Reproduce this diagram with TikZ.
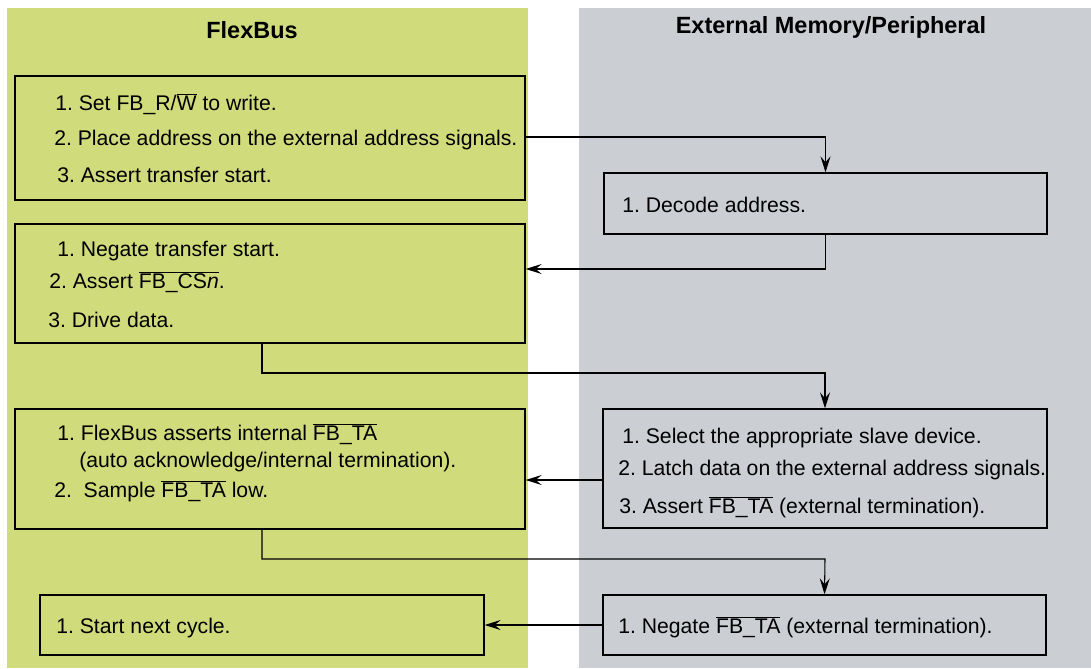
\documentclass[tikz,border=0pt]{standalone}
\usepackage{fontspec}
\setmainfont{Liberation Sans}
\usetikzlibrary{arrows.meta,fit}
\definecolor{fbgreen}{RGB}{208,220,123}
\definecolor{fbgray}{RGB}{203,206,211}
\newcommand{\ovl}[1]{$\overline{\hbox{#1}}$}
\frenchspacing
\tikzset{
  box/.style={draw=black, line width=1pt, inner sep=0pt},
  txt/.style={anchor=west, inner sep=0pt, text height=11.45pt, text depth=0pt,
              font=\fontsize{15.9}{18}\selectfont},
  hdr/.style={inner sep=0pt, text height=12.7pt, text depth=0pt,
              font=\fontsize{17.6}{20}\selectfont\bfseries},
  arr/.style={draw=black, line width=0.8pt, -{Stealth[length=12pt, width=7.5pt, inset=4.5pt]}},
  panel/.style={draw=none, inner sep=0pt}
}
\begin{document}
\begin{tikzpicture}[x=0.75pt, y=-0.75pt]
\useasboundingbox (0,0) rectangle (1091,668);
% panels
\node[panel, fill=fbgreen, fit={(7,8) (528,668)}] (pg) {};
\node[panel, fill=fbgray, fit={(579,8) (1091,668)}] (pr) {};
% headers
\node[hdr] (h1) at (252,30) {FlexBus};
\node[hdr] (h2) at (831,25) {External Memory/Peripheral};
% boxes
\node[box, fit={(15,76) (525,200)}] (b1) {};
\node[box, fit={(604,173) (1047,234)}] (d) {};
\node[box, fit={(15,224) (525,343)}] (b2) {};
\node[box, fit={(15,409) (525,529)}] (b3) {};
\node[box, fit={(603,409) (1047,528)}] (b4) {};
\node[box, fit={(40,595) (484,655)}] (b5) {};
\node[box, fit={(603,595) (1046,655)}] (b6) {};
% texts
\node[txt] (t11) at (55,103) {1. Set FB\_R/\ovl{W} to write.};
\node[txt] (t12) at (54,138) {2. Place address on the external address signals.};
\node[txt] (t13) at (57,175) {3. Assert transfer start.};
\node[txt] (td) at (622,205) {1. Decode address.};
\node[txt] (t21) at (57,249) {1. Negate transfer start.};
\node[txt] (t22) at (49,281) {2. Assert \ovl{FB\_CS\textit{n}}.};
\node[txt] (t23) at (48,320) {3. Drive data.};
\node[txt] (t31) at (57,433) {1. FlexBus asserts internal \ovl{FB\_TA}};
\node[txt] (t32) at (79,460) {(auto acknowledge/internal termination).};
\node[txt] (t33) at (54,490) {2.\ \ Sample \ovl{FB\_TA} low.};
\node[txt] (t41) at (622,436) {1. Select the appropriate slave device.};
\node[txt] (t42) at (618,468) {2. Latch data on the external address signals.};
\node[txt] (t43) at (619,506) {3. Assert \ovl{FB\_TA} (external termination).};
\node[txt] (t5) at (56,626) {1. Start next cycle.};
\node[txt] (t6) at (618,626) {1. Negate \ovl{FB\_TA} (external termination).};
% connectors
\draw[arr] (b1.east |- 0,137) -| (d.north);
\draw[arr] (d.south) |- (b2.east |- 0,269);
\draw[arr] (b2.south -| 262,0) |- (825,373) -- (b4.north);
\draw[arr] (b4.west |- 0,480) -- (b3.east |- 0,480);
\draw[arr] (b3.south -| 262,0) |- (825,559) -- (b6.north);
\draw[arr] (b6.west) -- (b5.east);
\end{tikzpicture}
\end{document}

--*--

* **Problem requirements**
Give every line above again exactly, with no pictures.

* **Full solution**
Reproduce this diagram with TikZ.
\documentclass[tikz,border=0pt]{standalone}
\usepackage{fontspec}
\setmainfont{Liberation Sans}
\usetikzlibrary{arrows.meta,fit}
\definecolor{fbgreen}{RGB}{208,220,123}
\definecolor{fbgray}{RGB}{203,206,211}
\newcommand{\ovl}[1]{$\overline{\hbox{#1}}$}
\frenchspacing
\tikzset{
  box/.style={draw=black, line width=1pt, inner sep=0pt},
  txt/.style={anchor=west, inner sep=0pt, text height=11.45pt, text depth=0pt,
              font=\fontsize{15.9}{18}\selectfont},
  hdr/.style={inner sep=0pt, text height=12.7pt, text depth=0pt,
              font=\fontsize{17.6}{20}\selectfont\bfseries},
  arr/.style={draw=black, line width=0.8pt, -{Stealth[length=12pt, width=7.5pt, inset=4.5pt]}},
  panel/.style={draw=none, inner sep=0pt}
}
\begin{document}
\begin{tikzpicture}[x=0.75pt, y=-0.75pt]
\useasboundingbox (0,0) rectangle (1091,668);
% panels
\node[panel, fill=fbgreen, fit={(7,8) (528,668)}] (pg) {};
\node[panel, fill=fbgray, fit={(579,8) (1091,668)}] (pr) {};
% headers
\node[hdr] (h1) at (252,30) {FlexBus};
\node[hdr] (h2) at (831,25) {External Memory/Peripheral};
% boxes
\node[box, fit={(15,76) (525,200)}] (b1) {};
\node[box, fit={(604,173) (1047,234)}] (d) {};
\node[box, fit={(15,224) (525,343)}] (b2) {};
\node[box, fit={(15,409) (525,529)}] (b3) {};
\node[box, fit={(603,409) (1047,528)}] (b4) {};
\node[box, fit={(40,595) (484,655)}] (b5) {};
\node[box, fit={(603,595) (1046,655)}] (b6) {};
% texts
\node[txt] (t11) at (55,103) {1. Set FB\_R/\ovl{W} to write.};
\node[txt] (t12) at (54,138) {2. Place address on the external address signals.};
\node[txt] (t13) at (57,175) {3. Assert transfer start.};
\node[txt] (td) at (622,205) {1. Decode address.};
\node[txt] (t21) at (57,249) {1. Negate transfer start.};
\node[txt] (t22) at (49,281) {2. Assert \ovl{FB\_CS\textit{n}}.};
\node[txt] (t23) at (48,320) {3. Drive data.};
\node[txt] (t31) at (57,433) {1. FlexBus asserts internal \ovl{FB\_TA}};
\node[txt] (t32) at (79,460) {(auto acknowledge/internal termination).};
\node[txt] (t33) at (54,490) {2.\ \ Sample \ovl{FB\_TA} low.};
\node[txt] (t41) at (622,436) {1. Select the appropriate slave device.};
\node[txt] (t42) at (618,468) {2. Latch data on the external address signals.};
\node[txt] (t43) at (619,506) {3. Assert \ovl{FB\_TA} (external termination).};
\node[txt] (t5) at (56,626) {1. Start next cycle.};
\node[txt] (t6) at (618,626) {1. Negate \ovl{FB\_TA} (external termination).};
% connectors
\draw[arr] (b1.east |- 0,137) -| (d.north);
\draw[arr] (d.south) |- (b2.east |- 0,269);
\draw[arr] (b2.south -| 262,0) |- (825,373) -- (b4.north);
\draw[arr] (b4.west |- 0,480) -- (b3.east |- 0,480);
\draw[arr] (b3.south -| 262,0) |- (825,559) -- (b6.north);
\draw[arr] (b6.west) -- (b5.east);
\end{tikzpicture}
\end{document}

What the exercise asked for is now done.